Из-за отсутствия работы каждый третий еврей в черте оседлости занимался мелочной торговлей в лавочках или торговлей вразнос. Одна лавка приходилась в среднем на 20-30 жителей (во внутренних губерниях – на 100-200). Из-за жестокой конкуренции евреи продавали товары по более низким ценам‚ и потому стоимость предметов первой необходимости в черте оседлости была ниже‚ чем во внутренних губерниях. Не обладая достаточными капиталами‚ еврейские торговцы старались увеличить количество сделок‚ чтобы поскорее выручить вложенные деньги и снова пустить их в оборот. Скупщики сельскохозяйственных товаров ездили по глухим деревням‚ куда никто кроме них не добирался‚ и из Подольской губернии сообщали: "Мелкая торговля не свойственна русскому и не вознаграждает за труд; торговля на медный грош по преимуществу свойственна еврею... Если не купит еврей‚ то некому вовсе и продать‚ если не купить у еврея‚ то вовсе негде купить". Однако свобода передвижения в черте оседлости была ограничена; странствующих торговцев и ремесленников мог арестовать любой полицейский‚ а то и местный житель‚ который ловил евреев в краях, недозволенных для их пребывания.

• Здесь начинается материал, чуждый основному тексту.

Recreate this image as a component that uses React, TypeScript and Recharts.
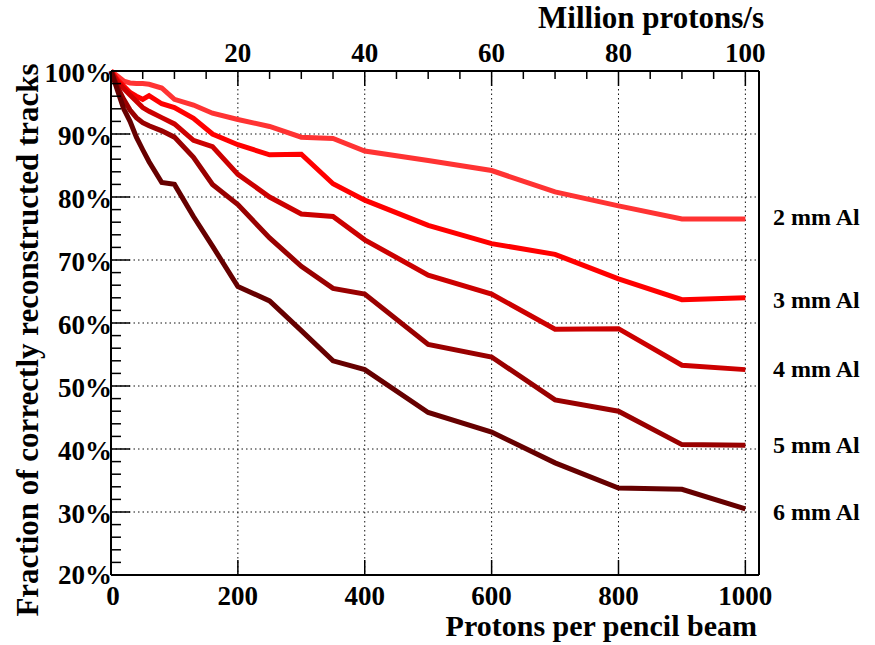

На толкучих рынках евреи торговали старыми вещами; вся стоимость товара не превышала двух-трех рублей‚ выручка в день составляла‚ самое большее‚ десять-двадцать копеек. Можно было открыть шинок без оборотного капитала: оптовик давал бочку водки в долг‚ шинкарь ее продавал‚ а когда привозили вторую бочку‚ он рассчитывался за первую. Но к концу девятнадцатого века власти ввели государственную монополию на торговлю водкой, стали ее продавать лишь в "монопольках"‚ "царских кабаках". Закрылись частные питейные дома‚ евреям запретили служить в казенных лавках‚ на складах и на спиртоочистительных заводах. Отпали причины к обвинению в спаивании крестьян‚ но одновременно с этим десятки тысяч семей‚ не получив доступа к иным заработкам‚ остались без средств к существованию.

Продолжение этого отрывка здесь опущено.